▸ DATA SHOWN:
========================================
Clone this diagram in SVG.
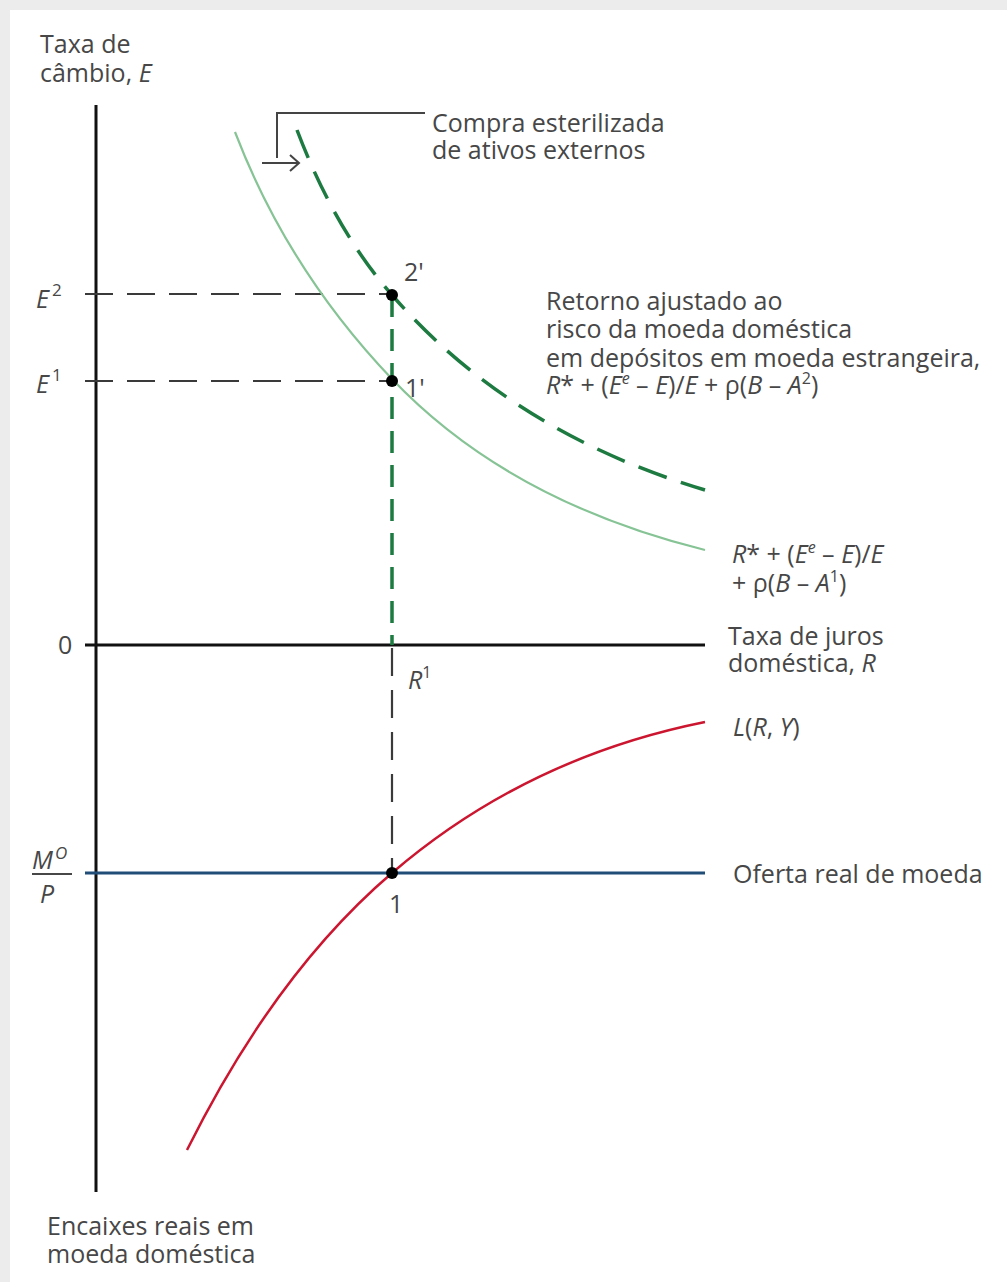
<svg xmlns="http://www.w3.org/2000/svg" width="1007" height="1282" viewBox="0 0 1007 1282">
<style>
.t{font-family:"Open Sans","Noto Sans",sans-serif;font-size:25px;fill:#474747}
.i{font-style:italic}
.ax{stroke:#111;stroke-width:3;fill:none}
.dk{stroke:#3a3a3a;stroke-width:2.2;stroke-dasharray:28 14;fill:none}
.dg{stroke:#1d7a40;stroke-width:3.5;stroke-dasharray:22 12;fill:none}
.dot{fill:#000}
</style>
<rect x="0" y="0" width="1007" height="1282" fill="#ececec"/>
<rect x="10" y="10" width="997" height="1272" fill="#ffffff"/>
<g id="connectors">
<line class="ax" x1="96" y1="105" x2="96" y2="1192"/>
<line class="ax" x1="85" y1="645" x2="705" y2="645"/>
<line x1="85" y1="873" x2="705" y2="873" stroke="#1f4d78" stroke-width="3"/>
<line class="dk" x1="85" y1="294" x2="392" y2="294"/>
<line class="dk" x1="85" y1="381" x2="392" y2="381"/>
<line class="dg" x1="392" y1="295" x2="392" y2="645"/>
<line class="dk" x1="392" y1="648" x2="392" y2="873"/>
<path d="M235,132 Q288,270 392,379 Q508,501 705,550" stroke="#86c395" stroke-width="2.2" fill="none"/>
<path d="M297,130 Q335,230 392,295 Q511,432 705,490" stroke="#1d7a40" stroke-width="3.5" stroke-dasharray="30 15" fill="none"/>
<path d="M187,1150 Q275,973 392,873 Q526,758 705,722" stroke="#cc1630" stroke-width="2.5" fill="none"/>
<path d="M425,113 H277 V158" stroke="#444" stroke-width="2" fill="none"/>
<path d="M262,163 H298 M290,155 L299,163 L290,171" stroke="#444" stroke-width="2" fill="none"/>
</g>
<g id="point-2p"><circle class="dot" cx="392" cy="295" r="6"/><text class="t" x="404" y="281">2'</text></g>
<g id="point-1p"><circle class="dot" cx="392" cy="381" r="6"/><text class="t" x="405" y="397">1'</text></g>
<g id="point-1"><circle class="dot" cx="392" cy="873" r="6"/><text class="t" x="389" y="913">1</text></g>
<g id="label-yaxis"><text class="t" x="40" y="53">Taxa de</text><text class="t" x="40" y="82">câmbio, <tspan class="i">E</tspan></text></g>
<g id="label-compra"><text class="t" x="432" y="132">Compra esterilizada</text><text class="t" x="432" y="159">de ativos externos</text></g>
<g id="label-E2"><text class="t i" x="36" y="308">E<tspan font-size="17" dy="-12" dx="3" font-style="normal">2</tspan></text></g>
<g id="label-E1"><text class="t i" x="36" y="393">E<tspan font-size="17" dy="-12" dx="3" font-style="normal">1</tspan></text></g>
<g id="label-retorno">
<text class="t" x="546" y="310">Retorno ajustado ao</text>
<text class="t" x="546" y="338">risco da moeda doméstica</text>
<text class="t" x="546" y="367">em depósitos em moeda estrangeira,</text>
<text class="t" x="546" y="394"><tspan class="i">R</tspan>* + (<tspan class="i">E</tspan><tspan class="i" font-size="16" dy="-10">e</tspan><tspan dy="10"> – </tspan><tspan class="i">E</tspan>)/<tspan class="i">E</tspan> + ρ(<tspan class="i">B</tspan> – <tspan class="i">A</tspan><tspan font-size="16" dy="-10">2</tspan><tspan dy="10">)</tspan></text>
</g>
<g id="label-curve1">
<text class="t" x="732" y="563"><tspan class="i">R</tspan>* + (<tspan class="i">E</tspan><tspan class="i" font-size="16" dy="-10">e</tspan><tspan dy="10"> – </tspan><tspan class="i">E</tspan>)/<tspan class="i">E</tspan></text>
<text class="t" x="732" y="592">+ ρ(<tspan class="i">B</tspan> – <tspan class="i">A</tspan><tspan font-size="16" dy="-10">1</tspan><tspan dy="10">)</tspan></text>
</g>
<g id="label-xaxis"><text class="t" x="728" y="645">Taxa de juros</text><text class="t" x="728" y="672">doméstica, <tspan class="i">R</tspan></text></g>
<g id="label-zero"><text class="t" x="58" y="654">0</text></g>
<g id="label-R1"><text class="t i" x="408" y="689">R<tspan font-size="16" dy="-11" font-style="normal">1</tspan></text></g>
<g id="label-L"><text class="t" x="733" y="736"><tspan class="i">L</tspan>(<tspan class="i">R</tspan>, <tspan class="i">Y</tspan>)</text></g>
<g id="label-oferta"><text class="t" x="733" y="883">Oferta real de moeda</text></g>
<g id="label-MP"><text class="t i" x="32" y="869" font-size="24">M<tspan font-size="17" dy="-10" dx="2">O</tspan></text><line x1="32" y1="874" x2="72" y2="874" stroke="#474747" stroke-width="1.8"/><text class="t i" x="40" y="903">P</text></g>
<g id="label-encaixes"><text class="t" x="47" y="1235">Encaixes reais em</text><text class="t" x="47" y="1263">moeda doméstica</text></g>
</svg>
========================================
▸ YOUR GOAL: Without including any pictures, reproduce the listing exactly.

▸ EXERCISE RESULT:
Clone this diagram in SVG.
<svg xmlns="http://www.w3.org/2000/svg" width="1007" height="1282" viewBox="0 0 1007 1282">
<style>
.t{font-family:"Open Sans","Noto Sans",sans-serif;font-size:25px;fill:#474747}
.i{font-style:italic}
.ax{stroke:#111;stroke-width:3;fill:none}
.dk{stroke:#3a3a3a;stroke-width:2.2;stroke-dasharray:28 14;fill:none}
.dg{stroke:#1d7a40;stroke-width:3.5;stroke-dasharray:22 12;fill:none}
.dot{fill:#000}
</style>
<rect x="0" y="0" width="1007" height="1282" fill="#ececec"/>
<rect x="10" y="10" width="997" height="1272" fill="#ffffff"/>
<g id="connectors">
<line class="ax" x1="96" y1="105" x2="96" y2="1192"/>
<line class="ax" x1="85" y1="645" x2="705" y2="645"/>
<line x1="85" y1="873" x2="705" y2="873" stroke="#1f4d78" stroke-width="3"/>
<line class="dk" x1="85" y1="294" x2="392" y2="294"/>
<line class="dk" x1="85" y1="381" x2="392" y2="381"/>
<line class="dg" x1="392" y1="295" x2="392" y2="645"/>
<line class="dk" x1="392" y1="648" x2="392" y2="873"/>
<path d="M235,132 Q288,270 392,379 Q508,501 705,550" stroke="#86c395" stroke-width="2.2" fill="none"/>
<path d="M297,130 Q335,230 392,295 Q511,432 705,490" stroke="#1d7a40" stroke-width="3.5" stroke-dasharray="30 15" fill="none"/>
<path d="M187,1150 Q275,973 392,873 Q526,758 705,722" stroke="#cc1630" stroke-width="2.5" fill="none"/>
<path d="M425,113 H277 V158" stroke="#444" stroke-width="2" fill="none"/>
<path d="M262,163 H298 M290,155 L299,163 L290,171" stroke="#444" stroke-width="2" fill="none"/>
</g>
<g id="point-2p"><circle class="dot" cx="392" cy="295" r="6"/><text class="t" x="404" y="281">2'</text></g>
<g id="point-1p"><circle class="dot" cx="392" cy="381" r="6"/><text class="t" x="405" y="397">1'</text></g>
<g id="point-1"><circle class="dot" cx="392" cy="873" r="6"/><text class="t" x="389" y="913">1</text></g>
<g id="label-yaxis"><text class="t" x="40" y="53">Taxa de</text><text class="t" x="40" y="82">câmbio, <tspan class="i">E</tspan></text></g>
<g id="label-compra"><text class="t" x="432" y="132">Compra esterilizada</text><text class="t" x="432" y="159">de ativos externos</text></g>
<g id="label-E2"><text class="t i" x="36" y="308">E<tspan font-size="17" dy="-12" dx="3" font-style="normal">2</tspan></text></g>
<g id="label-E1"><text class="t i" x="36" y="393">E<tspan font-size="17" dy="-12" dx="3" font-style="normal">1</tspan></text></g>
<g id="label-retorno">
<text class="t" x="546" y="310">Retorno ajustado ao</text>
<text class="t" x="546" y="338">risco da moeda doméstica</text>
<text class="t" x="546" y="367">em depósitos em moeda estrangeira,</text>
<text class="t" x="546" y="394"><tspan class="i">R</tspan>* + (<tspan class="i">E</tspan><tspan class="i" font-size="16" dy="-10">e</tspan><tspan dy="10"> – </tspan><tspan class="i">E</tspan>)/<tspan class="i">E</tspan> + ρ(<tspan class="i">B</tspan> – <tspan class="i">A</tspan><tspan font-size="16" dy="-10">2</tspan><tspan dy="10">)</tspan></text>
</g>
<g id="label-curve1">
<text class="t" x="732" y="563"><tspan class="i">R</tspan>* + (<tspan class="i">E</tspan><tspan class="i" font-size="16" dy="-10">e</tspan><tspan dy="10"> – </tspan><tspan class="i">E</tspan>)/<tspan class="i">E</tspan></text>
<text class="t" x="732" y="592">+ ρ(<tspan class="i">B</tspan> – <tspan class="i">A</tspan><tspan font-size="16" dy="-10">1</tspan><tspan dy="10">)</tspan></text>
</g>
<g id="label-xaxis"><text class="t" x="728" y="645">Taxa de juros</text><text class="t" x="728" y="672">doméstica, <tspan class="i">R</tspan></text></g>
<g id="label-zero"><text class="t" x="58" y="654">0</text></g>
<g id="label-R1"><text class="t i" x="408" y="689">R<tspan font-size="16" dy="-11" font-style="normal">1</tspan></text></g>
<g id="label-L"><text class="t" x="733" y="736"><tspan class="i">L</tspan>(<tspan class="i">R</tspan>, <tspan class="i">Y</tspan>)</text></g>
<g id="label-oferta"><text class="t" x="733" y="883">Oferta real de moeda</text></g>
<g id="label-MP"><text class="t i" x="32" y="869" font-size="24">M<tspan font-size="17" dy="-10" dx="2">O</tspan></text><line x1="32" y1="874" x2="72" y2="874" stroke="#474747" stroke-width="1.8"/><text class="t i" x="40" y="903">P</text></g>
<g id="label-encaixes"><text class="t" x="47" y="1235">Encaixes reais em</text><text class="t" x="47" y="1263">moeda doméstica</text></g>
</svg>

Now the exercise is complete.